Goal. Write the data out again, character for character, with no images.

Information supplied.
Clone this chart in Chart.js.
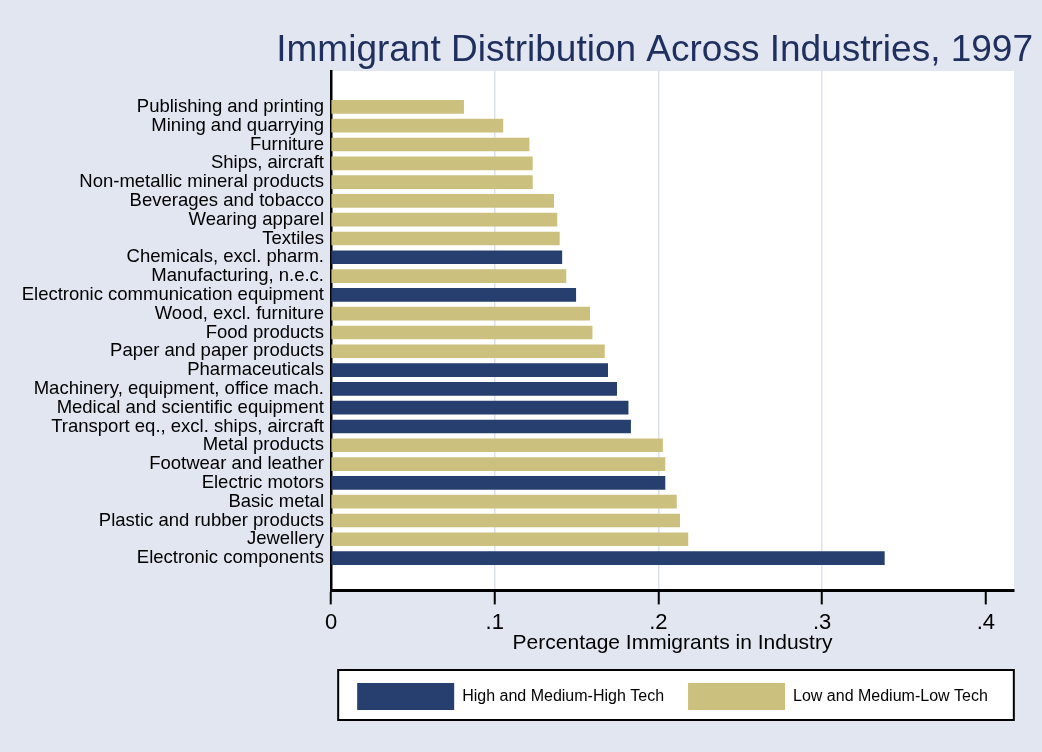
<!DOCTYPE html>
<html>
<head>
<meta charset="utf-8">
<title>Immigrant Distribution Across Industries, 1997</title>
<script src="https://cdn.jsdelivr.net/npm/chart.js@4.4.1/dist/chart.umd.min.js"></script>
<style>
  html, body { margin: 0; padding: 0; background: #e1e6f0; }
  #wrap { width: 1042px; height: 752px; }
</style>
</head>
<body>
<div id="wrap"><canvas id="myChart" width="1042" height="752"></canvas></div>
<script>
// Industries, top to bottom
const industries = [
  'Publishing and printing',
  'Mining and quarrying',
  'Furniture',
  'Ships, aircraft',
  'Non-metallic mineral products',
  'Beverages and tobacco',
  'Wearing apparel',
  'Textiles',
  'Chemicals, excl. pharm.',
  'Manufacturing, n.e.c.',
  'Electronic communication equipment',
  'Wood, excl. furniture',
  'Food products',
  'Paper and paper products',
  'Pharmaceuticals',
  'Machinery, equipment, office mach.',
  'Medical and scientific equipment',
  'Transport eq., excl. ships, aircraft',
  'Metal products',
  'Footwear and leather',
  'Electric motors',
  'Basic metal',
  'Plastic and rubber products',
  'Jewellery',
  'Electronic components'
];

// Share of immigrants in each industry
const shares = [
  0.081, 0.105, 0.121, 0.123, 0.123, 0.136, 0.138, 0.1395, 0.141, 0.1435,
  0.1495, 0.158, 0.1595, 0.167, 0.169, 0.1745, 0.1815, 0.183, 0.2025, 0.204,
  0.204, 0.211, 0.213, 0.218, 0.338
];

// 'H' = High and Medium-High Tech, 'L' = Low and Medium-Low Tech
const techGroup = [
  'L', 'L', 'L', 'L', 'L', 'L', 'L', 'L', 'H', 'L',
  'H', 'L', 'L', 'L', 'H', 'H', 'H', 'H', 'L', 'L',
  'H', 'L', 'L', 'L', 'H'
];

const groupNames = ['High and Medium-High Tech', 'Low and Medium-Low Tech'];
const xTicks = [0, 0.1, 0.2, 0.3, 0.4];
const xTickLabels = ['0', '.1', '.2', '.3', '.4'];

const NAVY = '#263f6e';
const KHAKI = '#cbc07e';
const BG = '#e1e6f0';
const FONT = 'Liberation Sans, Arial, sans-serif';

// bars for one group, placed on the row index of each industry
function pointsFor(group) {
  return industries
    .map((name, i) => ({ x: shares[i], y: i, g: techGroup[i] }))
    .filter(p => p.g === group);
}

// background, white plot region and the framed legend box
const backdrop = {
  id: 'backdrop',
  beforeDraw(chart) {
    const { ctx, chartArea: a } = chart;
    ctx.save();
    ctx.fillStyle = BG;
    ctx.fillRect(0, 0, chart.width, chart.height);
    ctx.fillStyle = '#ffffff';
    ctx.fillRect(a.left, a.top, a.right - a.left, a.bottom - a.top);

    const boxes = chart.legend.legendHitBoxes;
    if (boxes && boxes.length) {
      const first = boxes[0];
      const last = boxes[boxes.length - 1];
      const x0 = first.left - 19;
      const x1 = last.left + last.width + 26;
      const y0 = first.top - 13;
      const y1 = first.top + first.height + 10;
      ctx.fillStyle = '#ffffff';
      ctx.fillRect(x0, y0, x1 - x0, y1 - y0);
      ctx.strokeStyle = '#000000';
      ctx.lineWidth = 2;
      ctx.strokeRect(x0, y0, x1 - x0, y1 - y0);
    }
    ctx.restore();
  }
};

const ctx = document.getElementById('myChart');

new Chart(ctx, {
  type: 'bar',
  data: {
    datasets: [
      {
        label: groupNames[0],
        data: pointsFor('H'),
        backgroundColor: NAVY,
        borderWidth: 0
      },
      {
        label: groupNames[1],
        data: pointsFor('L'),
        backgroundColor: KHAKI,
        borderWidth: 0
      }
    ]
  },
  options: {
    indexAxis: 'y',
    responsive: false,
    animation: false,
    grouped: false,
    barThickness: 13,
    layout: { padding: { left: 0, right: 9, top: 0, bottom: 32 } },
    scales: {
      x: {
        type: 'linear',
        min: 0,
        max: 0.4172,
        afterBuildTicks: s => { s.ticks = xTicks.map(v => ({ value: v })); },
        ticks: {
          callback: (v, i) => xTickLabels[i],
          color: '#000000',
          font: { family: FONT, size: 22 },
          padding: 5.5,
          maxRotation: 0
        },
        grid: {
          color: c => (c.tick && (c.tick.value === 0 || c.tick.value === 0.4)) ? 'rgba(0,0,0,0)' : '#dbe2ec',
          lineWidth: 1.5,
          tickColor: '#000000',
          tickLength: 14,
          tickWidth: 2
        },
        border: { color: '#000000', width: 3 },
        title: {
          display: true,
          text: 'Percentage Immigrants in Industry',
          color: '#000000',
          font: { family: FONT, size: 21 },
          padding: { top: -11, bottom: 3 }
        }
      },
      y: {
        type: 'linear',
        reverse: true,
        offset: false,
        min: -1.91,
        max: 25.72,
        afterBuildTicks: s => { s.ticks = industries.map((n, i) => ({ value: i })); },
        afterFit: s => { s.width = 331; },
        ticks: {
          callback: (v, i) => industries[i],
          color: '#000000',
          font: { family: FONT, size: 18.5 },
          padding: 7,
          autoSkip: false
        },
        grid: { display: false, drawTicks: false, offset: false },
        border: { color: '#000000', width: 2.5 }
      },
      // empty right-hand strip so the plot stops short of the title's end
      yRight: {
        type: 'linear',
        position: 'right',
        afterFit: s => { s.width = 19; },
        ticks: { display: false },
        grid: { display: false, drawTicks: false },
        border: { display: false }
      }
    },
    plugins: {
      title: {
        display: true,
        text: 'Immigrant Distribution Across Industries, 1997',
        align: 'end',
        color: '#1f2f5e',
        font: { family: FONT, size: 37, weight: 'normal', lineHeight: 1 },
        padding: { top: 32.7, bottom: 1.3 }
      },
      legend: {
        position: 'bottom',
        fullSize: false,
        labels: {
          boxWidth: 97,
          boxHeight: 27,
          padding: 24,
          color: '#000000',
          font: { family: FONT, size: 16 }
        }
      },
      tooltip: { enabled: false }
    }
  },
  plugins: [backdrop]
});
</script>
</body>
</html>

Exercise solution.
Clone this chart in Chart.js.
<!DOCTYPE html>
<html>
<head>
<meta charset="utf-8">
<title>Immigrant Distribution Across Industries, 1997</title>
<script src="https://cdn.jsdelivr.net/npm/chart.js@4.4.1/dist/chart.umd.min.js"></script>
<style>
  html, body { margin: 0; padding: 0; background: #e1e6f0; }
  #wrap { width: 1042px; height: 752px; }
</style>
</head>
<body>
<div id="wrap"><canvas id="myChart" width="1042" height="752"></canvas></div>
<script>
// Industries, top to bottom
const industries = [
  'Publishing and printing',
  'Mining and quarrying',
  'Furniture',
  'Ships, aircraft',
  'Non-metallic mineral products',
  'Beverages and tobacco',
  'Wearing apparel',
  'Textiles',
  'Chemicals, excl. pharm.',
  'Manufacturing, n.e.c.',
  'Electronic communication equipment',
  'Wood, excl. furniture',
  'Food products',
  'Paper and paper products',
  'Pharmaceuticals',
  'Machinery, equipment, office mach.',
  'Medical and scientific equipment',
  'Transport eq., excl. ships, aircraft',
  'Metal products',
  'Footwear and leather',
  'Electric motors',
  'Basic metal',
  'Plastic and rubber products',
  'Jewellery',
  'Electronic components'
];

// Share of immigrants in each industry
const shares = [
  0.081, 0.105, 0.121, 0.123, 0.123, 0.136, 0.138, 0.1395, 0.141, 0.1435,
  0.1495, 0.158, 0.1595, 0.167, 0.169, 0.1745, 0.1815, 0.183, 0.2025, 0.204,
  0.204, 0.211, 0.213, 0.218, 0.338
];

// 'H' = High and Medium-High Tech, 'L' = Low and Medium-Low Tech
const techGroup = [
  'L', 'L', 'L', 'L', 'L', 'L', 'L', 'L', 'H', 'L',
  'H', 'L', 'L', 'L', 'H', 'H', 'H', 'H', 'L', 'L',
  'H', 'L', 'L', 'L', 'H'
];

const groupNames = ['High and Medium-High Tech', 'Low and Medium-Low Tech'];
const xTicks = [0, 0.1, 0.2, 0.3, 0.4];
const xTickLabels = ['0', '.1', '.2', '.3', '.4'];

const NAVY = '#263f6e';
const KHAKI = '#cbc07e';
const BG = '#e1e6f0';
const FONT = 'Liberation Sans, Arial, sans-serif';

// bars for one group, placed on the row index of each industry
function pointsFor(group) {
  return industries
    .map((name, i) => ({ x: shares[i], y: i, g: techGroup[i] }))
    .filter(p => p.g === group);
}

// background, white plot region and the framed legend box
const backdrop = {
  id: 'backdrop',
  beforeDraw(chart) {
    const { ctx, chartArea: a } = chart;
    ctx.save();
    ctx.fillStyle = BG;
    ctx.fillRect(0, 0, chart.width, chart.height);
    ctx.fillStyle = '#ffffff';
    ctx.fillRect(a.left, a.top, a.right - a.left, a.bottom - a.top);

    const boxes = chart.legend.legendHitBoxes;
    if (boxes && boxes.length) {
      const first = boxes[0];
      const last = boxes[boxes.length - 1];
      const x0 = first.left - 19;
      const x1 = last.left + last.width + 26;
      const y0 = first.top - 13;
      const y1 = first.top + first.height + 10;
      ctx.fillStyle = '#ffffff';
      ctx.fillRect(x0, y0, x1 - x0, y1 - y0);
      ctx.strokeStyle = '#000000';
      ctx.lineWidth = 2;
      ctx.strokeRect(x0, y0, x1 - x0, y1 - y0);
    }
    ctx.restore();
  }
};

const ctx = document.getElementById('myChart');

new Chart(ctx, {
  type: 'bar',
  data: {
    datasets: [
      {
        label: groupNames[0],
        data: pointsFor('H'),
        backgroundColor: NAVY,
        borderWidth: 0
      },
      {
        label: groupNames[1],
        data: pointsFor('L'),
        backgroundColor: KHAKI,
        borderWidth: 0
      }
    ]
  },
  options: {
    indexAxis: 'y',
    responsive: false,
    animation: false,
    grouped: false,
    barThickness: 13,
    layout: { padding: { left: 0, right: 9, top: 0, bottom: 32 } },
    scales: {
      x: {
        type: 'linear',
        min: 0,
        max: 0.4172,
        afterBuildTicks: s => { s.ticks = xTicks.map(v => ({ value: v })); },
        ticks: {
          callback: (v, i) => xTickLabels[i],
          color: '#000000',
          font: { family: FONT, size: 22 },
          padding: 5.5,
          maxRotation: 0
        },
        grid: {
          color: c => (c.tick && (c.tick.value === 0 || c.tick.value === 0.4)) ? 'rgba(0,0,0,0)' : '#dbe2ec',
          lineWidth: 1.5,
          tickColor: '#000000',
          tickLength: 14,
          tickWidth: 2
        },
        border: { color: '#000000', width: 3 },
        title: {
          display: true,
          text: 'Percentage Immigrants in Industry',
          color: '#000000',
          font: { family: FONT, size: 21 },
          padding: { top: -11, bottom: 3 }
        }
      },
      y: {
        type: 'linear',
        reverse: true,
        offset: false,
        min: -1.91,
        max: 25.72,
        afterBuildTicks: s => { s.ticks = industries.map((n, i) => ({ value: i })); },
        afterFit: s => { s.width = 331; },
        ticks: {
          callback: (v, i) => industries[i],
          color: '#000000',
          font: { family: FONT, size: 18.5 },
          padding: 7,
          autoSkip: false
        },
        grid: { display: false, drawTicks: false, offset: false },
        border: { color: '#000000', width: 2.5 }
      },
      // empty right-hand strip so the plot stops short of the title's end
      yRight: {
        type: 'linear',
        position: 'right',
        afterFit: s => { s.width = 19; },
        ticks: { display: false },
        grid: { display: false, drawTicks: false },
        border: { display: false }
      }
    },
    plugins: {
      title: {
        display: true,
        text: 'Immigrant Distribution Across Industries, 1997',
        align: 'end',
        color: '#1f2f5e',
        font: { family: FONT, size: 37, weight: 'normal', lineHeight: 1 },
        padding: { top: 32.7, bottom: 1.3 }
      },
      legend: {
        position: 'bottom',
        fullSize: false,
        labels: {
          boxWidth: 97,
          boxHeight: 27,
          padding: 24,
          color: '#000000',
          font: { family: FONT, size: 16 }
        }
      },
      tooltip: { enabled: false }
    }
  },
  plugins: [backdrop]
});
</script>
</body>
</html>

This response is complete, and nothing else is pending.